Once we have the value of $t$, we can determine the point at which the intersection occurs by substituting it into the line's vector equation, and solving.

So, the parametric equations of the line are:

$x = 3 + t$

$y = 1 - 4t$

$z = 2 - 8t$

Now, plug those parametric equations into the plane's scalar equation:

$\quad \quad \quad \quad \quad \quad \quad \ \ \ \, 4x + 2y - z - 8 = 0$

$4(3 + t) + 2(1 - 4t) - (2 - 8t) - 8 = 0$

$\quad \quad \, \, 12 + 4t + 2 - 8t - 2 + 8t - 8 = 0$

$\quad \quad \quad \quad \quad \quad \quad \quad \quad \quad \quad \quad \quad \ \ \ \, 4t = -4$

$\quad \quad \quad \quad \quad \quad \quad \quad \quad \quad \quad \quad \quad \quad \ \, t = -1$

Finally, find the point of intersection

$(3, \ 1, \ 2) + t(1, \ -4, \ -8)$

$= (3, \ 1, \ 2) + (-1)(1, \ -4, \ -8)$

$= (3, \ 1, \ 2) + (-1, \ 4, \ 8)$

$= (1, \ 5, \ 10)$

$\therefore$ The point at which the line and plane intersect is $(1, \ 5, \ 10)$

3. Line is parallel, but never intersects the plane

example

Show that the line with parametric equations $x = 2 + t$, $y = 2 + 2t$ and $z = 9 + 8t$ where $t \in \mathbb {R}$ does not intersect the plane $2x - 5y + z - 6 = 0$ by:

a) Substituting the parametric equations of the line into the plane

b) Using the dot product

answer

a) When we substitute the equations into line, we get:

$\quad \quad \quad \quad \quad \quad \quad \ \ \ \, 2x - 5y + z - 6 = 0$

$2(2 + t) - 5(2 + 2t) + (9 + 8t) - 6 = 0$

$\quad \ \ \, \, 4 + 2t - 10 - 10t + 9 + 8t - 6 = 0$

$\quad \quad \quad \quad \quad \quad \quad \quad \quad \quad \quad \quad \quad \, (0)t = -3$

Sinc there is no value of $t$ for which the equation is true, there is no intersection.
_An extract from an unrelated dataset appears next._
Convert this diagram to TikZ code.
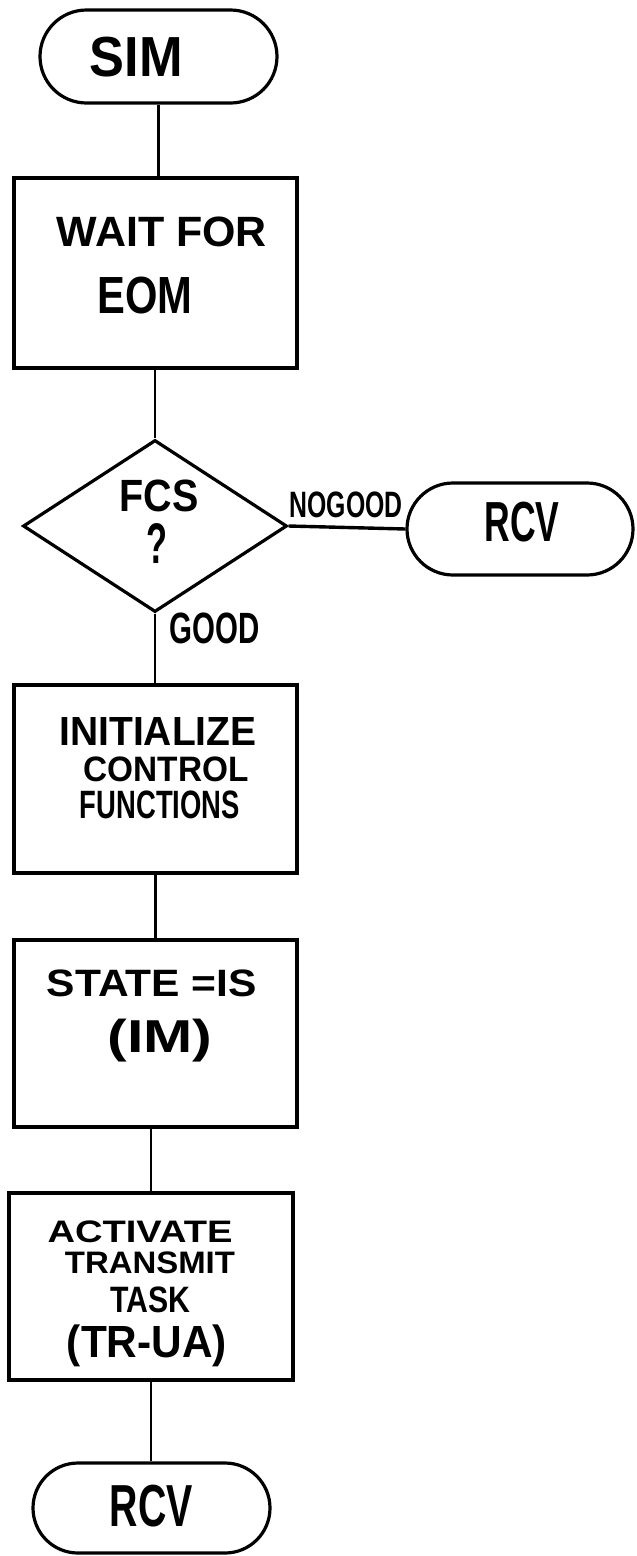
\documentclass[tikz,border=0pt]{standalone}
\usepackage{fontspec}
\usepackage{graphicx}
\setmainfont{Liberation Sans}
\usetikzlibrary{shapes.geometric}
\newcommand\hwtext[3]{\resizebox*{#1pt}{#2pt}{\bfseries #3}}
\tikzset{
  outline/.style={draw=black, line width=3.2pt},
  termbox/.style={outline, rectangle, rounded corners=#1, inner sep=0pt},
  procbox/.style={outline, rectangle, inner sep=0pt},
  decision/.style={outline, diamond, inner sep=0pt},
  conn/.style={draw=black, line width=2.6pt},
  txt/.style={inner sep=0pt, text=black, font=\fontsize{30}{32}\selectfont}
}
\begin{document}
\begin{tikzpicture}[x=1pt,y=-1pt]
\useasboundingbox (0,0) rectangle (637,1556);
\fill[white] (0,0) rectangle (637,1556);

% shapes
\node[termbox=46.5pt, minimum width=237pt, minimum height=93pt] (sim) at (158.5,56.5) {};
\node[procbox, minimum width=283pt, minimum height=190pt] (wait) at (155.5,273) {};
\node[decision, minimum width=264pt, minimum height=172pt] (fcs) at (155,526) {};
\node[termbox=46pt, minimum width=226pt, minimum height=92pt] (rcvA) at (520,529) {};
\node[procbox, minimum width=283pt, minimum height=188pt] (init) at (155.5,779) {};
\node[procbox, minimum width=283pt, minimum height=187pt] (state) at (155.5,1033.5) {};
\node[procbox, minimum width=284pt, minimum height=187pt] (act) at (151,1286.5) {};
\node[termbox=45pt, minimum width=237pt, minimum height=90pt] (rcvB) at (151.5,1508) {};

% texts
\node[txt] (simT) at (136.5,57) {\hwtext{93}{40}{SIM}};
\node[txt] (waitT1) at (162,232) {\hwtext{210}{30}{WAIT FOR}};
\node[txt] (waitT2) at (145,296) {\hwtext{95}{37}{EOM}};
\node[txt] (fcsT1) at (159,496) {\hwtext{79}{32}{FCS}};
\node[txt] (fcsT2) at (157,543) {\hwtext{21}{40}{?}};
\node[txt] (rcvAT) at (522,522) {\hwtext{75}{40}{RCV}};
\node[txt] (nogood) at (346,505) {\hwtext{113}{26}{NOGOOD}};
\node[txt] (good) at (215,628) {\hwtext{90}{31}{GOOD}};
\node[txt] (initT1) at (158,731) {\hwtext{197}{28}{INITIALIZE}};
\node[txt] (initT2) at (166,769) {\hwtext{165}{25}{CONTROL}};
\node[txt] (initT3) at (160,805) {\hwtext{160}{28}{FUNCTIONS}};
\node[txt] (stateT1) at (152,983) {\hwtext{210}{27}{STATE =IS}};
\node[txt] (stateT2) at (160,1041) {\hwtext{105}{43}{(IM)}};
\node[txt] (actT1) at (140,1232) {\hwtext{185}{22}{ACTIVATE}};
\node[txt] (actT2) at (150,1263) {\hwtext{170}{22}{TRANSMIT}};
\node[txt] (actT3) at (150,1300) {\hwtext{80}{26}{TASK}};
\node[txt] (actT4) at (147,1346) {\hwtext{160}{42}{(TR-UA)}};
\node[txt] (rcvBT) at (151.5,1506) {\hwtext{83}{42}{RCV}};

% connectors
\draw[conn] (sim.south) -- (sim.south |- wait.north);
\draw[conn] (fcs.north |- wait.south) -- (fcs.north);
\draw[conn, line width=3.4pt] (fcs.east) -- (rcvA.west);
\draw[conn] (fcs.south) -- (fcs.south |- init.north);
\draw[conn] (init.south) -- (state.north);
\draw[conn] (act.north |- state.south) -- (act.north);
\draw[conn] (act.south) -- (act.south |- rcvB.north);
\end{tikzpicture}
\end{document}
b) To use the dot product to solve this problem, we must first find the direction vector of the line, and the normal of the plane:

The direction vector of the line is equation to $\vec {m}$, which is made up of the coefficients beside $t$ for each coordinate.

For the line in this question, the direction vector is $\vec {d}_{ \text{ line } } = (1, \ 2, \ 8)$.

Since we have the scalar equation of the plane, the normal vector of the plane is $\vec {n}_{ \text {plane} } = (2, \ -5, \ 1)$.

If the dot product of these two vectors is equal to zero, it means that the line and the plane are parallel to each other (since the direction vector of the line is orthogonal to the plane's normal).

So, $(1, \ 2, \ 8) \ \cdot \ (2, \ -5, \ 1) = (1)(2) + (2)(-5) + (8)(1) = 2 - 10 + 8 = 0$

Now we must prove that no point on the line exists on the plane.

Since we know that $(2, \ 2, \ 9)$ is a point on the line, we can just it into the plane's scalar equation to check:

$\quad \ \ \ \, \, \, 2x - 5y + z - 6 = 0$

$2(2) - 5(2) + (9) - 6 = 0$

$\quad \quad \ \ \, \, 4 - 10 + 9 - 6 = 0$

$\quad \quad \quad \quad \quad \quad \quad \ \ \ -3 \ne 0$

$\therefore$ The line does not intersect the plane.